Monday, July 11, 2016

Pāṇini was illiterate! How marvelous!

I have long known that the first grammarian was a 4th century BCE Indian named Pāṇini. I'd tacitly assumed that he was literate and that, consequently, he produced written texts. I've just learned that that is not so. This is from a Language Log post by Geoff Pullum:
...the finest and most detailed phonological description of any language was done about 3,000 years ago for Sanskrit by an ancient Indian known to us as Panini (sticklers note: the first "n" should have a dot under it to indicate retroflexion). If language was not "prominent" for Panini and his devoted circle of followers, successors, and commentators, I don't know what it would mean for language to be "prominent". But Panini was not literate: his phonological description was cast in the form of a dense oral recitation rather like a kind of epic poem, and designed to be memorized and repeated orally.
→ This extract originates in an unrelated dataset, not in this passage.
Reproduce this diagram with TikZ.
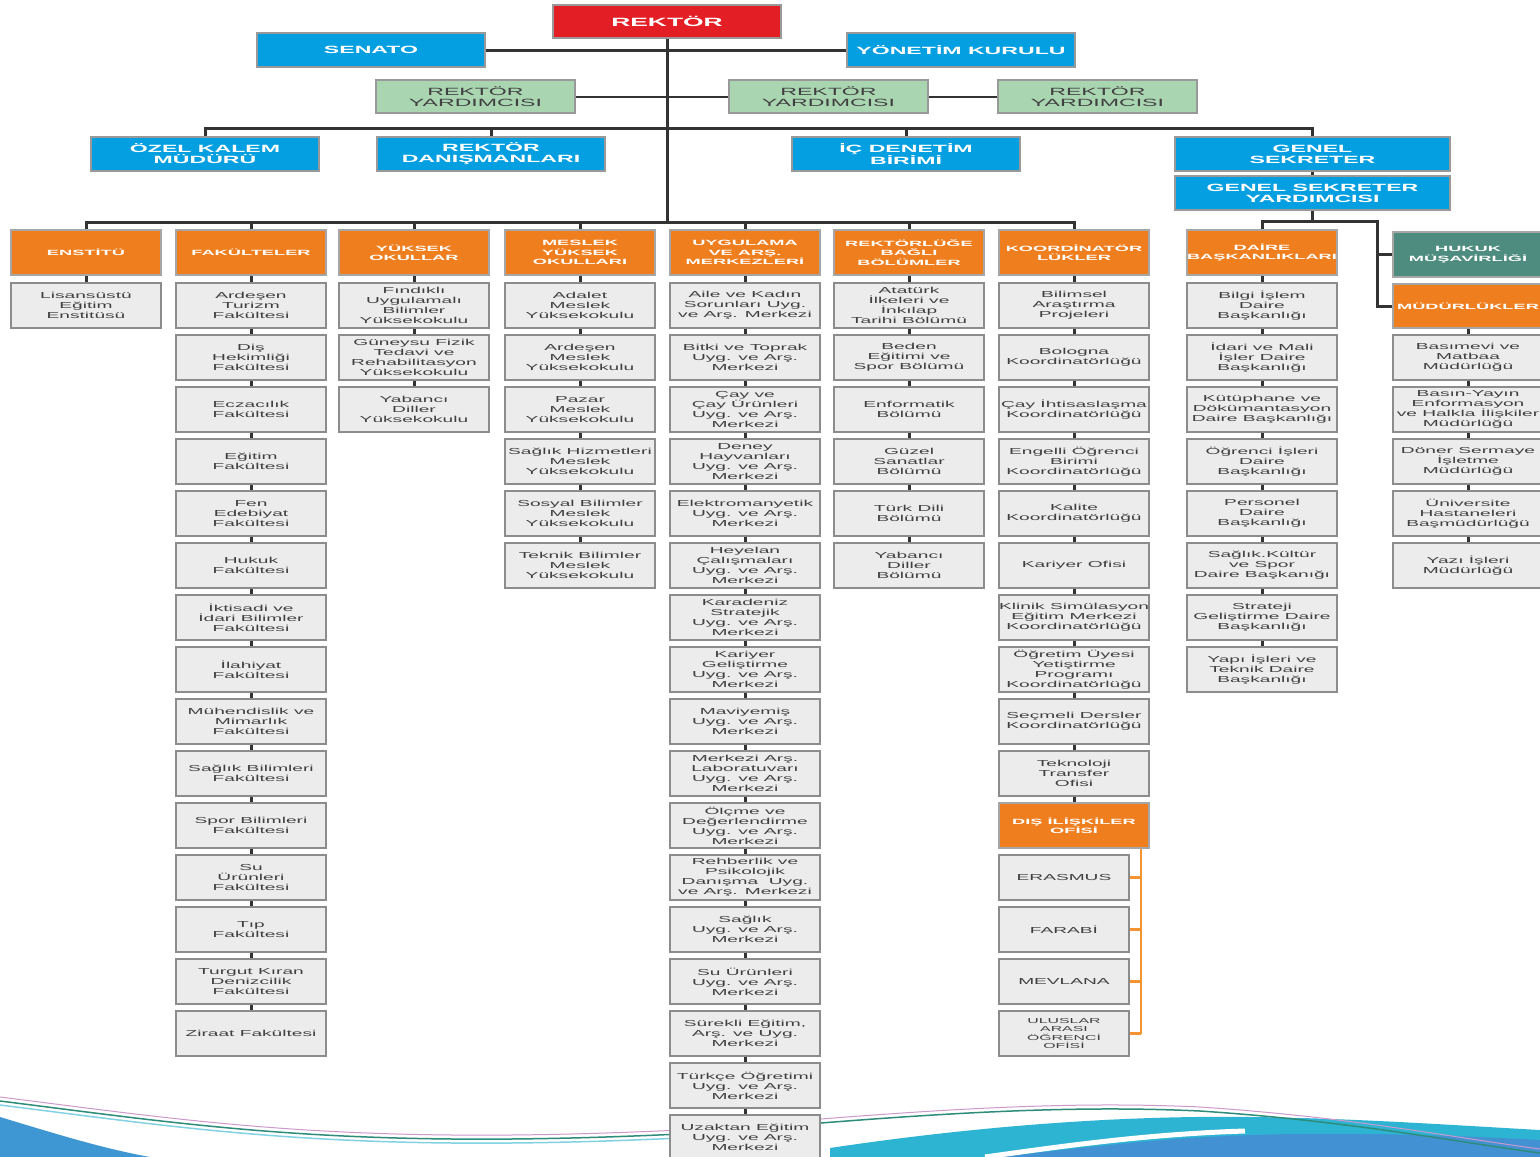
\documentclass[tikz,border=0pt]{standalone}
\usepackage{fontspec}
\setmainfont{Liberation Sans}
\newfontfamily\boxfont[FakeStretch=2.2]{Liberation Sans}
\newfontfamily\hdrfont[FakeStretch=2.4]{Liberation Sans}
\usetikzlibrary{backgrounds}
\definecolor{rektorred}{HTML}{E31E24}
\definecolor{kurulblue}{HTML}{049FE0}
\definecolor{yardgreen}{HTML}{A9D5B1}
\definecolor{birimorange}{HTML}{EE7E1E}
\definecolor{hukukteal}{HTML}{4D8C7E}
\definecolor{unitgray}{HTML}{ECECEC}
\definecolor{linkgray}{HTML}{333333}
\definecolor{disorange}{HTML}{F39332}
\definecolor{wavteal}{HTML}{2EB4D3}
\definecolor{wavblue}{HTML}{4191D3}
\definecolor{wavline}{HTML}{2E8C7A}

\begin{document}
\begin{tikzpicture}[x=1pt,y=-1pt,
  unit/.style={draw=black!45,line width=1.2pt,fill=unitgray,minimum width=150pt,minimum height=45pt,inner sep=0pt,align=center,text=black!75,font=\boxfont\fontsize{8.7}{10}\selectfont},
  head/.style={unit,fill=birimorange,draw=black!35,text=white,font=\hdrfont\bfseries\fontsize{7.6}{9.4}\selectfont},
  kurul/.style={draw=black!40,line width=1.2pt,fill=kurulblue,text=white,minimum width=228pt,minimum height=34pt,inner sep=0pt,align=center,font=\boxfont\bfseries\fontsize{10.5}{11}\selectfont},
  yard/.style={kurul,fill=yardgreen,text=black!75,minimum width=199pt,minimum height=33pt,font=\boxfont\fontsize{10.5}{11}\selectfont},
  link/.style={draw=linkgray,line width=3pt},
  dislink/.style={draw=disorange,line width=2.5pt}]
\useasboundingbox (0,0) rectangle (1540,1157);

% top of the chart
\node[kurul,fill=rektorred,minimum height=33pt,font=\boxfont\bfseries\fontsize{12}{13}\selectfont] (rektor) at (667,21.5) {REKTÖR};
\node[kurul] (senato) at (371,50) {SENATO};
\node[kurul] (yonetim) at (961,50) {YÖNETİM KURULU};
\node[yard] (ry1) at (475.5,96.5) {REKTÖR\\YARDIMCISI};
\node[yard] (ry2) at (828.5,96.5) {REKTÖR\\YARDIMCISI};
\node[yard] (ry3) at (1097.5,96.5) {REKTÖR\\YARDIMCISI};
\node[kurul] (ozel) at (205,154) {ÖZEL KALEM\\MÜDÜRÜ};
\node[kurul] (dan) at (491,154) {REKTÖR\\DANIŞMANLARI};
\node[kurul] (icd) at (906,154) {İÇ DENETİM\\BİRİMİ};
\node[kurul,minimum width=275pt] (gensek) at (1312.5,154) {GENEL\\SEKRETER};
\node[kurul,minimum width=275pt] (gsy) at (1312.5,193) {GENEL SEKRETER\\YARDIMCISI};

% orange heads
\node[head] (enst) at (86,252.5) {ENSTİTÜ};
\node[head] (fak) at (251,252.5) {FAKÜLTELER};
\node[head] (yuk) at (414,252.5) {YÜKSEK\\OKULLAR};
\node[head] (mes) at (580,252.5) {MESLEK\\YÜKSEK\\OKULLARI};
\node[head] (uyg) at (745,252.5) {UYGULAMA\\VE ARŞ.\\MERKEZLERİ};
\node[head] (bol) at (909,252.5) {REKTÖRLÜĞE\\BAĞLI\\BÖLÜMLER};
\node[head] (koo) at (1074,252.5) {KOORDİNATÖR\\LÜKLER};
\node[head] (dai) at (1262,252.5) {DAİRE\\BAŞKANLIKLARI};
\node[head,fill=hukukteal] (huk) at (1468,254.5) {HUKUK\\MÜŞAVİRLİĞİ};
\node[head,minimum height=44pt] (mud) at (1468,306) {MÜDÜRLÜKLER};

% enstitu
\node[unit] (enst1) at (86,305.5) {Lisansüstü\\Eğitim\\Enstitüsü};

% fakulteler
\node[unit] (fak1) at (251,305.5) {Ardeşen\\Turizm\\Fakültesi};
\node[unit] (fak2) at (251,357.5) {Diş\\Hekimliği\\Fakültesi};
\node[unit] (fak3) at (251,409.5) {Eczacılık\\Fakültesi};
\node[unit] (fak4) at (251,461.5) {Eğitim\\Fakültesi};
\node[unit] (fak5) at (251,513.5) {Fen\\Edebiyat\\Fakültesi};
\node[unit] (fak6) at (251,565.5) {Hukuk\\Fakültesi};
\node[unit] (fak7) at (251,617.5) {İktisadi ve\\İdari Bilimler\\Fakültesi};
\node[unit] (fak8) at (251,669.5) {İlahiyat\\Fakültesi};
\node[unit] (fak9) at (251,721.5) {Mühendislik ve\\Mimarlık\\Fakültesi};
\node[unit] (fak10) at (251,773.5) {Sağlık Bilimleri\\Fakültesi};
\node[unit] (fak11) at (251,825.5) {Spor Bilimleri\\Fakültesi};
\node[unit] (fak12) at (251,877.5) {Su\\Ürünleri\\Fakültesi};
\node[unit] (fak13) at (251,929.5) {Tıp\\Fakültesi};
\node[unit] (fak14) at (251,981.5) {Turgut Kıran\\Denizcilik\\Fakültesi};
\node[unit] (fak15) at (251,1033.5) {Ziraat Fakültesi};

% yuksekokullar
\node[unit] (yuk1) at (414,305.5) {Fındıklı\\Uygulamalı\\Bilimler\\Yüksekokulu};
\node[unit] (yuk2) at (414,357.5) {Güneysu Fizik\\Tedavi ve\\Rehabilitasyon\\Yüksekokulu};
\node[unit] (yuk3) at (414,409.5) {Yabancı\\Diller\\Yüksekokulu};

% meslek yuksekokullari
\node[unit] (mes1) at (580,305.5) {Adalet\\Meslek\\Yüksekokulu};
\node[unit] (mes2) at (580,357.5) {Ardeşen\\Meslek\\Yüksekokulu};
\node[unit] (mes3) at (580,409.5) {Pazar\\Meslek\\Yüksekokulu};
\node[unit] (mes4) at (580,461.5) {Sağlık Hizmetleri\\Meslek\\Yüksekokulu};
\node[unit] (mes5) at (580,513.5) {Sosyal Bilimler\\Meslek\\Yüksekokulu};
\node[unit] (mes6) at (580,565.5) {Teknik Bilimler\\Meslek\\Yüksekokulu};

% merkezler
\node[unit] (uyg1) at (745,305.5) {Aile ve Kadın\\Sorunları Uyg.\\ve Arş. Merkezi};
\node[unit] (uyg2) at (745,357.5) {Bitki ve Toprak\\Uyg. ve Arş.\\Merkezi};
\node[unit] (uyg3) at (745,409.5) {Çay ve\\Çay Ürünleri\\Uyg. ve Arş.\\Merkezi};
\node[unit] (uyg4) at (745,461.5) {Deney\\Hayvanları\\Uyg. ve Arş.\\Merkezi};
\node[unit] (uyg5) at (745,513.5) {Elektromanyetik\\Uyg. ve Arş.\\Merkezi};
\node[unit] (uyg6) at (745,565.5) {Heyelan\\Çalışmaları\\Uyg. ve Arş.\\Merkezi};
\node[unit] (uyg7) at (745,617.5) {Karadeniz\\Stratejik\\Uyg. ve Arş.\\Merkezi};
\node[unit] (uyg8) at (745,669.5) {Kariyer\\Geliştirme\\Uyg. ve Arş.\\Merkezi};
\node[unit] (uyg9) at (745,721.5) {Maviyemiş\\Uyg. ve Arş.\\Merkezi};
\node[unit] (uyg10) at (745,773.5) {Merkezi Arş.\\Laboratuvarı\\Uyg. ve Arş.\\Merkezi};
\node[unit] (uyg11) at (745,825.5) {Ölçme ve\\Değerlendirme\\Uyg. ve Arş.\\Merkezi};
\node[unit] (uyg12) at (745,877.5) {Rehberlik ve\\Psikolojik\\Danışma\ \ Uyg.\\ve Arş. Merkezi};
\node[unit] (uyg13) at (745,929.5) {Sağlık\\Uyg. ve Arş.\\Merkezi};
\node[unit] (uyg14) at (745,981.5) {Su Ürünleri\\Uyg. ve Arş.\\Merkezi};
\node[unit] (uyg15) at (745,1033.5) {Sürekli Eğitim,\\Arş. ve Uyg.\\Merkezi};
\node[unit] (uyg16) at (745,1085.5) {Türkçe Öğretimi\\Uyg. ve Arş.\\Merkezi};
\node[unit] (uyg17) at (745,1137.5) {Uzaktan Eğitim\\Uyg. ve Arş.\\Merkezi};

% bolumler
\node[unit] (bol1) at (909,305.5) {Atatürk\\İlkeleri ve\\İnkılap\\Tarihi Bölümü};
\node[unit] (bol2) at (909,357.5) {Beden\\Eğitimi ve\\Spor Bölümü};
\node[unit] (bol3) at (909,409.5) {Enformatik\\Bölümü};
\node[unit] (bol4) at (909,461.5) {Güzel\\Sanatlar\\Bölümü};
\node[unit] (bol5) at (909,513.5) {Türk Dili\\Bölümü};
\node[unit] (bol6) at (909,565.5) {Yabancı\\Diller\\Bölümü};

% koordinatorlukler
\node[unit] (koo1) at (1074,305.5) {Bilimsel\\Araştırma\\Projeleri};
\node[unit] (koo2) at (1074,357.5) {Bologna\\Koordinatörlüğü};
\node[unit] (koo3) at (1074,409.5) {Çay İhtisaslaşma\\Koordinatörlüğü};
\node[unit] (koo4) at (1074,461.5) {Engelli Öğrenci\\Birimi\\Koordinatörlüğü};
\node[unit] (koo5) at (1074,513.5) {Kalite\\Koordinatörlüğü};
\node[unit] (koo6) at (1074,565.5) {Kariyer Ofisi};
\node[unit] (koo7) at (1074,617.5) {Klinik Simülasyon\\Eğitim Merkezi\\Koordinatörlüğü};
\node[unit] (koo8) at (1074,669.5) {Öğretim Üyesi\\Yetiştirme\\Programı\\Koordinatörlüğü};
\node[unit] (koo9) at (1074,721.5) {Seçmeli Dersler\\Koordinatörlüğü};
\node[unit] (koo10) at (1074,773.5) {Teknoloji\\Transfer\\Ofisi};
\node[head] (dis) at (1074,825.5) {DIŞ İLİŞKİLER\\OFİSİ};
\node[unit,minimum width=130pt] (eras) at (1064,877.5) {ERASMUS};
\node[unit,minimum width=130pt] (farabi) at (1064,929.5) {FARABİ};
\node[unit,minimum width=130pt] (mevlana) at (1064,981.5) {MEVLANA};
\node[unit,minimum width=130pt,font=\boxfont\fontsize{7.2}{8.3}\selectfont] (ulusl) at (1064,1033.5) {ULUSLAR\\ARASI\\ÖĞRENCİ\\OFİSİ};

% daire baskanliklari
\node[unit] (dai1) at (1262,305.5) {Bilgi İşlem\\Daire\\Başkanlığı};
\node[unit] (dai2) at (1262,357.5) {İdari ve Mali\\İşler Daire\\Başkanlığı};
\node[unit] (dai3) at (1262,409.5) {Kütüphane ve\\Dökümantasyon\\Daire Başkanlığı};
\node[unit] (dai4) at (1262,461.5) {Öğrenci İşleri\\Daire\\Başkanlığı};
\node[unit] (dai5) at (1262,513.5) {Personel\\Daire\\Başkanlığı};
\node[unit] (dai6) at (1262,565.5) {Sağlık.Kültür\\ve Spor\\Daire Başkanığı};
\node[unit] (dai7) at (1262,617.5) {Strateji\\Geliştirme Daire\\Başkanlığı};
\node[unit] (dai8) at (1262,669.5) {Yapı İşleri ve\\Teknik Daire\\Başkanlığı};

% mudurlukler
\node[unit] (mud1) at (1468,357.5) {Basımevi ve\\Matbaa\\Müdürlüğü};
\node[unit] (mud2) at (1468,409.5) {Basın-Yayın\\Enformasyon\\ve Halkla İlişkiler\\Müdürlüğü};
\node[unit] (mud3) at (1468,461.5) {Döner Sermaye\\İşletme\\Müdürlüğü};
\node[unit] (mud4) at (1468,513.5) {Üniversite\\Hastaneleri\\Başmüdürlüğü};
\node[unit] (mud5) at (1468,565.5) {Yazı İşleri\\Müdürlüğü};

\coordinate (bus) at (667,222);
\coordinate (stbar) at (667,128);
\coordinate (gsbus) at (1377,221);
\coordinate (disend) at (1141,1033.5);

\begin{scope}[on background layer]
% wave at the bottom
\fill[white] (0,0) rectangle (1540,1157);
\fill[wavblue!85!wavteal] (0,1117) .. controls (50,1132) and (100,1148) .. (150,1157) -- (0,1157) -- cycle;
\fill[wavteal] (830,1157) -- (830,1148) .. controls (950,1130) and (1100,1115) .. (1250,1117) .. controls (1350,1118) and (1450,1125) .. (1540,1130) -- (1540,1157) -- cycle;
\fill[wavblue] (1000,1157) .. controls (1080,1148) and (1160,1138) .. (1250,1135) .. controls (1350,1132) and (1450,1135) .. (1540,1140) -- (1540,1157) -- cycle;
\draw[white,line width=5pt] (985,1157) .. controls (1070,1145) and (1150,1134) .. (1245,1131);
\draw[red!50!blue!40,line width=1pt] (0,1097) .. controls (200,1122) and (350,1147) .. (700,1129) .. controls (900,1112) and (1050,1100) .. (1200,1107) .. controls (1350,1117) and (1450,1137) .. (1540,1149);
\draw[wavline,line width=1.5pt] (0,1101) .. controls (200,1126) and (350,1151) .. (700,1133) .. controls (900,1116) and (1050,1104) .. (1200,1111) .. controls (1350,1121) and (1450,1141) .. (1540,1153);
\draw[wavteal!60,line width=1.5pt] (0,1105) .. controls (200,1130) and (350,1155) .. (700,1137);

% connectors
\draw[link] (rektor) -- (bus);
\draw[link] (senato) -- (yonetim);
\draw[link,line width=2pt] (ry1) -- (ry2) (ry2) -- (ry3);
\draw[link] (ozel.north) |- (stbar) -| (gensek.north);
\draw[link] (dan.north) -- (dan.north |- stbar);
\draw[link] (icd.north) -- (icd.north |- stbar);
\draw[link] (gensek) -- (gsy);
\draw[link] (enst.north) |- (bus) -| (koo.north);
\draw[link] (fak.north) -- (fak.north |- bus);
\draw[link] (yuk.north) -- (yuk.north |- bus);
\draw[link] (mes.north) -- (mes.north |- bus);
\draw[link] (uyg.north) -- (uyg.north |- bus);
\draw[link] (bol.north) -- (bol.north |- bus);
\draw[link] (gsy) -- (gsy |- gsbus);
\draw[link] (dai.north) |- (gsbus) -- (gsbus |- mud) -- (mud);
\draw[link] (gsbus |- huk) -- (huk);
\draw[link] (enst) -- (enst1);
\draw[link] (fak) -- (fak15);
\draw[link] (yuk) -- (yuk3);
\draw[link] (mes) -- (mes6);
\draw[link] (uyg) -- (uyg17);
\draw[link] (bol) -- (bol6);
\draw[link] (koo) -- (dis);
\draw[link] (dai) -- (dai8);
\draw[link] (mud) -- (mud5);
\draw[dislink] (dis.south -| disend) -- (disend);
\draw[dislink] (eras) -- (eras -| disend);
\draw[dislink] (farabi) -- (farabi -| disend);
\draw[dislink] (mevlana) -- (mevlana -| disend);
\draw[dislink] (ulusl) -- (disend);
\end{scope}
\end{tikzpicture}
\end{document}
The wonderful Devanagari writing system had yet to be developed. (When it was, naturally it was beautifully designed for Indic languages, because it had the insight of a phonological genius underpinning it.)
I am astounded. Think about it. How'd they do it – Pāṇini and his students?


  1. Grumpy polemic is somewhat wearily of the moment in the U.K.

    No escape it would seem from angry stick waving at the evil other. It has become our national past- time.

    Fascinating but I would be cautious as it is essentially pre-historic, the history here is retro, I would suspect open to interpretation and potentially subject to dramatic revision.

    Panini also looks like a potential flag waver in a modern identity dispute. I would suspect the subject may have a wide inflection range depending on who is waving the stick.

    "When it was, naturally it was beautifully designed for Indic languages, because it had the insight of a phonological genius underpinning it."

    I find that almost as fascinating, it's very similar to an argument deployed in late 17th century Edinburgh. Surprising to see it deployed in 21 st century Edinburgh devoid of its problematic past (late 17th century identity politics).

    It is fascinating but my gut says potentially problematic messy history.

    1. So where are you on Brexit?

      Of course lots of history is problematically messy.

  2. So where are you on Brexit?

    An unknown legal and legislative nightmare, overseen by a class of incompetent right-wing idealists.

    Serious troubles ahead. I suspect some fudge will be attempted but the political system here seems utterly busted.

    1. "... the political system here seems utterly busted."

      Same here.

  3. You have yet to have the use of significant legislative reform which makes political elites look like they are in control.

    I would be worried as for someone like a Trump judicial reform would be the way to go. Its often the case when mars attacks.

    "Political control during the initial period of colonial occupation is invariably more symbolic than real. Severely limited in budget and personnel, the alien power has no option but to leave most of the traditional structure of control intact. Political dominance, at best, is demonstrated by sporadic intervention in those instances where acts of personal violence or public unrest are felt to compromise directly the claims of the colonial superstructure. Yet through such irregular action, the premise, if not the reality, of colonial control is maintained at a time when the colonial power could not hope to impose sustained political supervision."

    British in Africa frequently reformed local legal frameworks to directly prosecute cases of witchcraft through a series of witchcraft ordinances (you can claim to be upholding traditional values of it does not work).

    Hopefully America will detect Trump as the alien invader rather than Muslims or Mexicans and reject him at the ballot box.